I Am No One You Know: Stories is a short story collection by Joyce Carol Oates. It was published in 2004 by Ecco Press, an imprint of HarperCollins Publishers. There are 19 stories in this collection.

Contents
The stories include (in the order they appear in the book):

Part One
 Curly Red: A girl nicknamed "Curly Red" reveals a secret in her family that concerns a racist crime.
 In Hiding: A poet responds to a black man's letters of his own works.
 I'm Not Your Son, I Am No One You Know: A man and his brother visits their demented father in a nursing home. 
 Aiding and Abetting
 Fugitive
 Me & Wolfie: A boy and his young mother travels around and the boy tells of their lives.
 The Girl with the Blackened Eye: A 15-year-old girl is forcibly abducted and held hostage for several days in the hands of a serial rapist and killer.

Part Two
 Cumberland Breakdown: After a fire kills their father and their mother becomes reclusive, a girl and her brother go and find the house of the family who started the fire.
 Upholstery: A woman, travelling back to her hometown after she became an adult, reminisces on how she, as a girl, was attracted to an adult man who works in an upholstery shop, had a frightful evening that almost resulted in horrible havoc.
 Wolf's Head Lake
 Happiness
 Fire: A woman and her brother visits a neighborhood after their doctor father was killed in a fire in his house.
 The Instructor: A woman, who takes up an evening teaching position in a college, encounters someone unusual.

Part Three
 The Skull: A Love Story
 The Deaths: An Elegy: After being separated for many years after their parents' deaths, a woman and her brother meet again and visit the site where their father allegedly hacked their mother to death. The end of the story hints one might kill the other, how history might just repeats itself.
 Jorie (& Jamie): A Desposition: In a dysfunctional family, a girl tells the story of how her manipulative twin who slyly hurts her and her brother.
 Mrs. Halifax and Rickie Swann: A Ballad: When a teacher sees a boy in her high school class, they begin an adulterous relationship.

Part Four
 Three Girls: Two girls, after seeing Marilyn Monroe shopping for books in a second-hand bookshop, decide to protect her by not revealing her presence.
 The Mutants: Although it is not directly said in the story, it is presumed that the story is about the 9/11 attacks. A young woman, after experiencing the attack from faraway, ran up to her apartment, and became something else, stronger.

Acknowledgments

Critical Reception
 "The Girl with the Blackened Eye" was selected for The Best American Mystery Stories 2001.
 "The Skull" was selected for Best American Mystery Stories, 2003.
 "Three Girls" was a National Magazine Awards 2003 finalist and also won The Pushcart Prize, XXVIII.
 "Curly Red" was a National Magazine Awards 2002 finalist.
 "The Instructor" won The Pushcart Prize, XXVII.
 "The Girl with the Blackened Eye" won Prize Stories: The O Henry Awards, 2001.

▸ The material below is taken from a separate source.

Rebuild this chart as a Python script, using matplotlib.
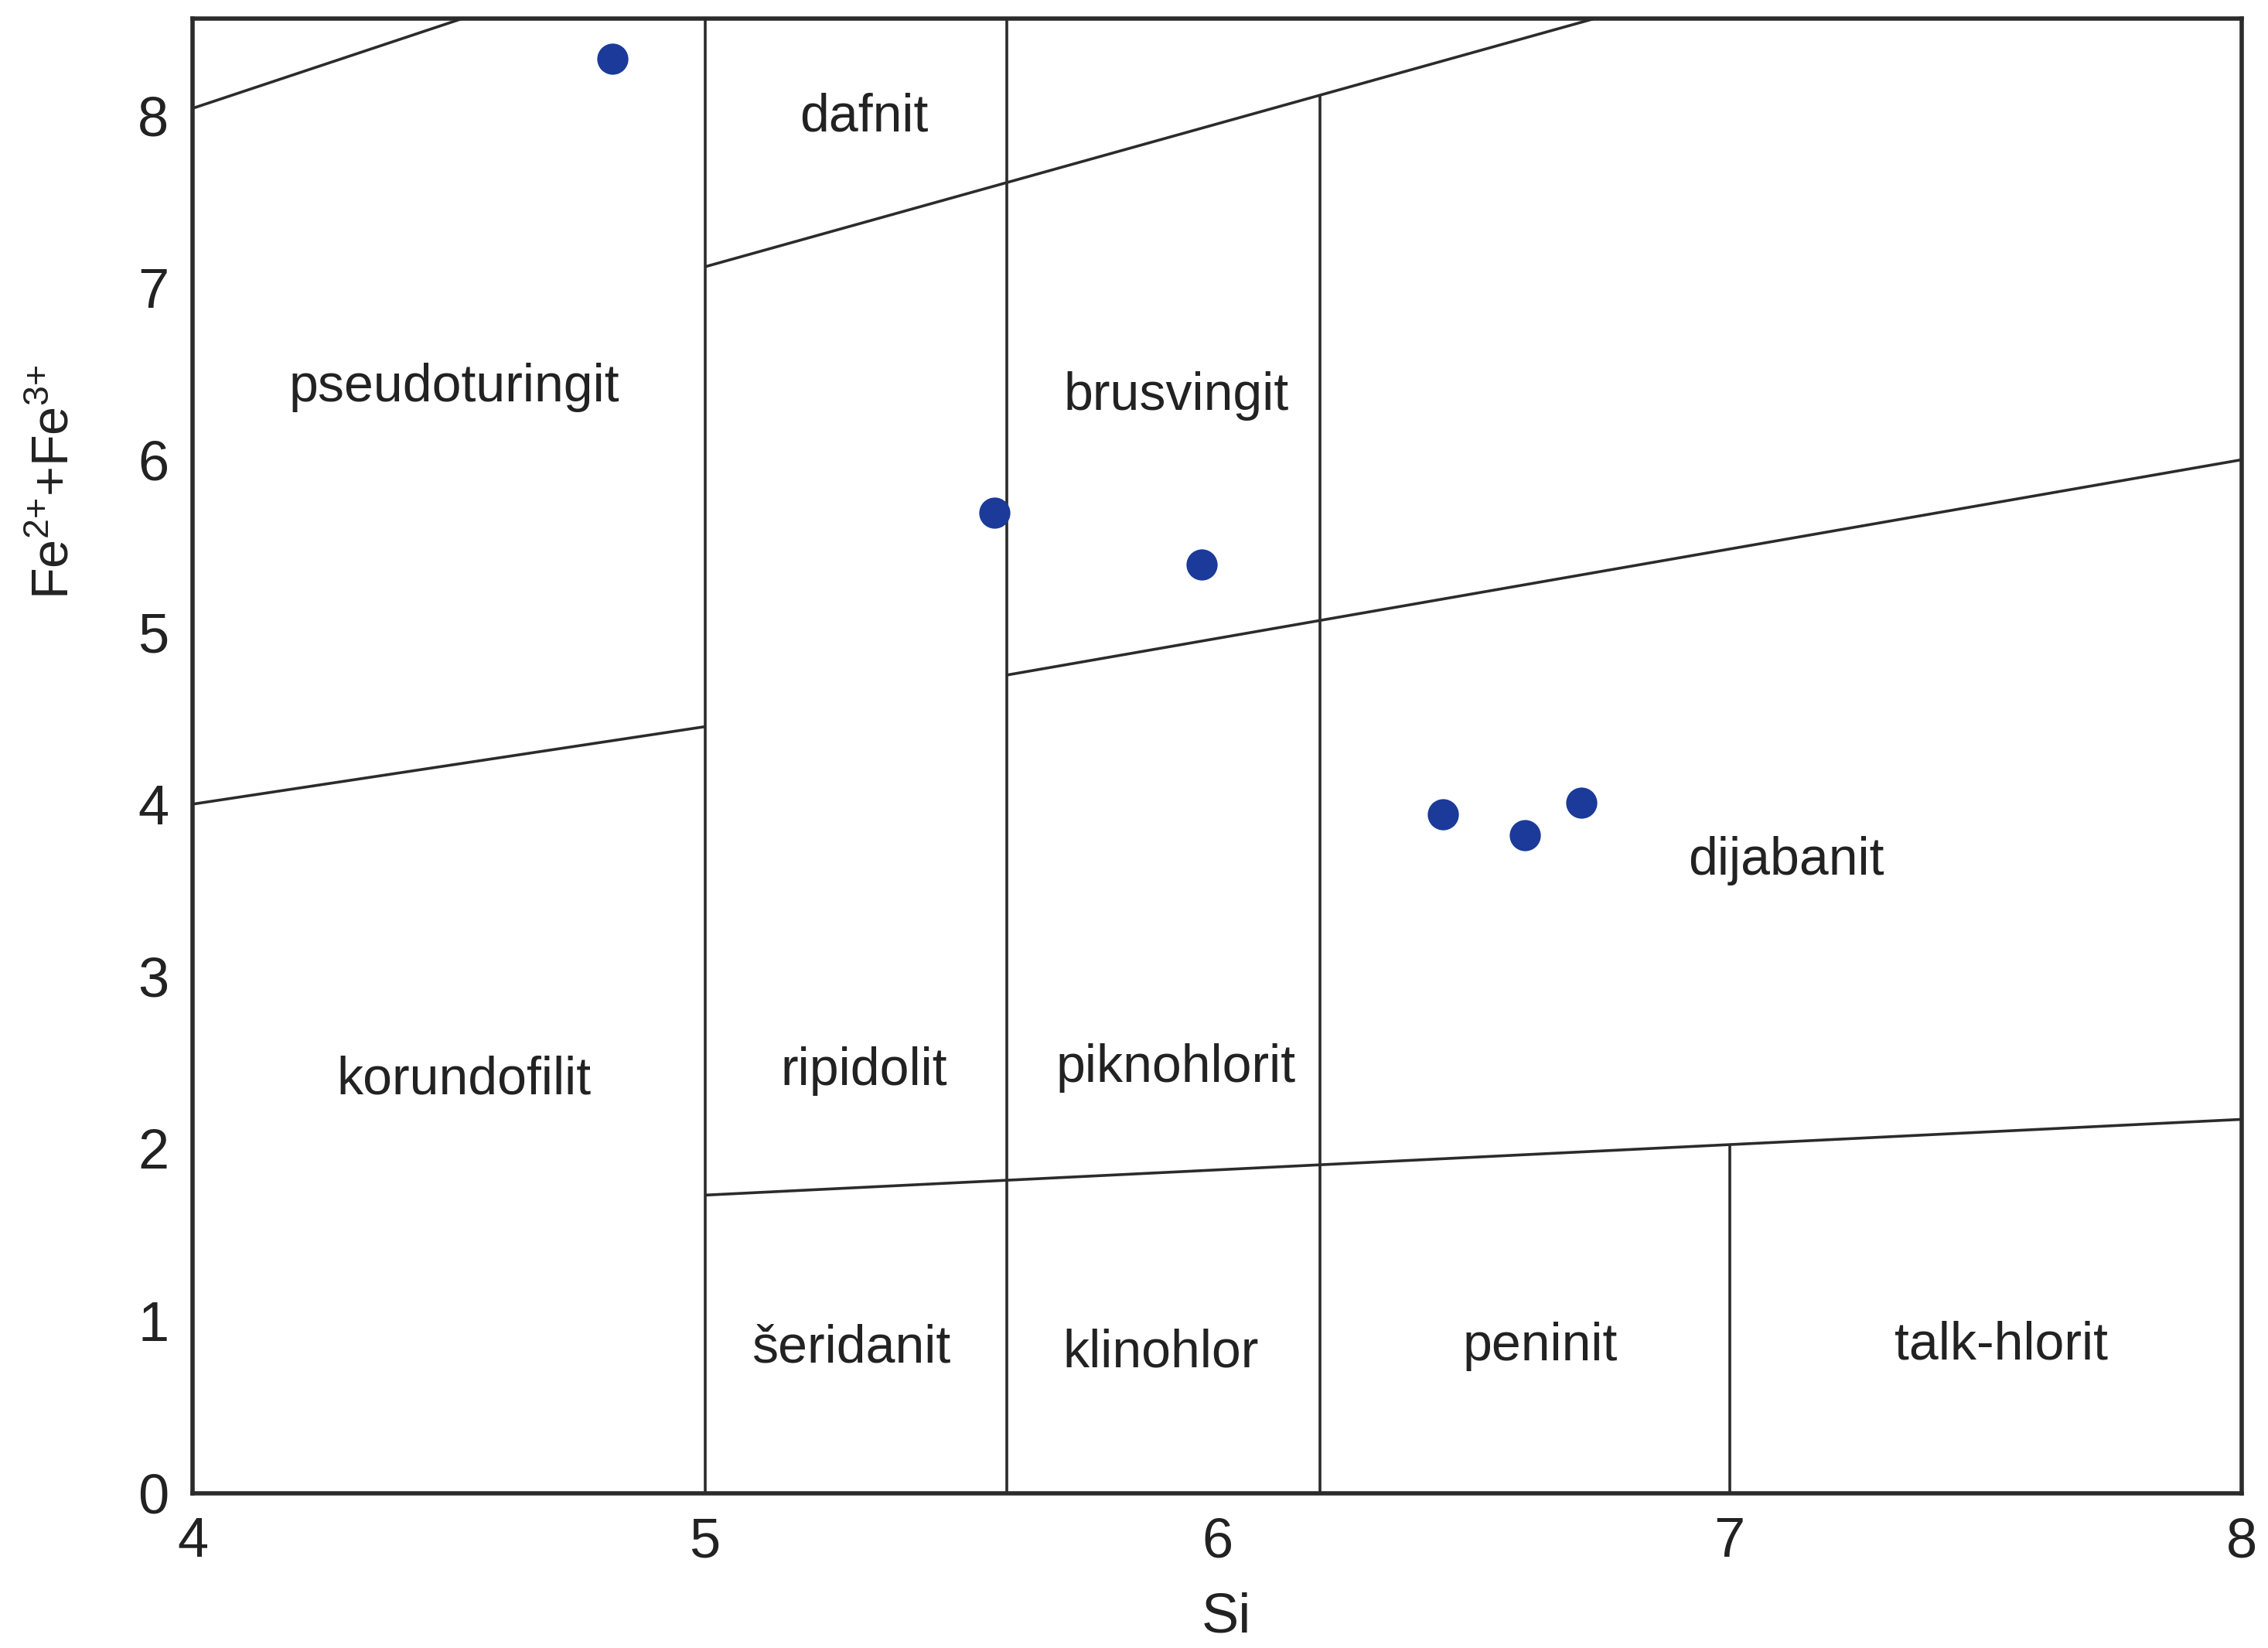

Jane Smiley of New York Times Book Review said of Oates (on the back of the book cover of first edition 2004):
With her prodigious gifts of invention and her systematic explorations of literary history, she has gone beyond the demands of the marketplace....Like J.S. Bach, Joyce Carol Oates often seems to be working in private, cultivating the variety and complexity of her vision in service to something larger than a literary career."

John Schwartz of New York Times Book Review (on the front cover of first Ecco paperback edition 2005):
These are small, hard gems, full of the same rich emotion and startling observation that readers of Oates' fiction have come to expect.

Publishers Weekly: "In Oates's precise psychological renderings, victims are as complex as villains and almost always more interesting....[E]ven the strangest events in this sure-footed collection are painfully familiar." 

Booklist: "Her new searing short stories explore the malevolent aspects of human sexuality with unflinching authenticity and a cathartic fascination." 

Kirkus Reviews: "More of the same, from the most frustratingly uneven writer in the business....[T]he usual disjointed gathering of carefully composed and inexplicably slipshod work....Vintage Oates — and very much an acquired taste."

Library Journal: "Oates demonstrates her continued ability to create edgy stories that are still grounded in reality. She immerses the reader in disturbing dilemmas and then resolves them in unexpected ways."